The affirmation also follows the recent affirmation of PL's parent company, Dai-ichi Life Holdings (Dai-ichi) with a stable rating outlook.
PL's ratings reflect its status as a wholly owned subsidiary of Japan-based Dai-ichi.
Fitch classifies PL as a “very important” subsidiary within Dai-ichi and, as such, the PL entities have been assigned the group's 'A+' IFS rating.
As a wholly owned subsidiary of Dai-ichi, PL derives significant financial flexibility from its parent.
Most of PL's debt is long-dated, and the next debt principal payment is not due until 2024.
Fitch says: “PL has contingent financing in the form of an available credit facility and memberships in the Federal Home Loan Bank (FHLB) of Cincinnati, the FHLB of Atlanta and the FHLB of New York.

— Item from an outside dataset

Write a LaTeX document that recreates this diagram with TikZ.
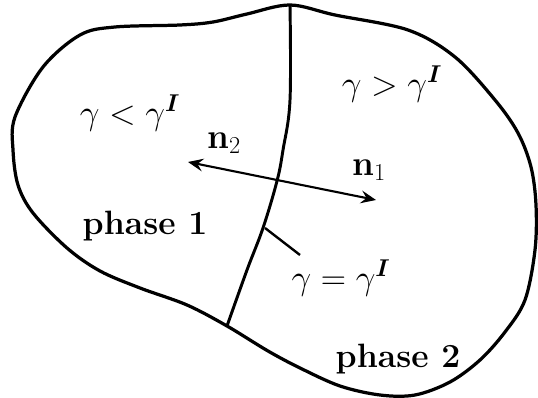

PL also has a $1 billion credit facility, with $810 million available at year end 2020.”
The rating firm also views PL's standalone credit profile (SCP) as in line with an 'A' IFS rating, which reflects the company's moderate business profile, strong balance sheet fundamentals based on PL's solid risk-based capitalisation, and above-average exposure to reserve funding arrangements.
The ratings also reflect strong earnings, solid debt service capability and relatively low investment risk.
Fitch suggests that PL's capitalisation as strong based on its Prism capital model score of “very strong” at its lead operating subsidiary, Protective Life Insurance Company (PLICO), whose RBC ratio was 490 per cent at 31 December 2020.
PLICO's RBC ratio benefits from the use of a captive reinsurance arrangement that uses an excess of loss reinsurance to finance term and universal life insurance reserves.
PL's financial leverage of 24 per cent at 31 December 2020 is moderate and in line with rating expectations.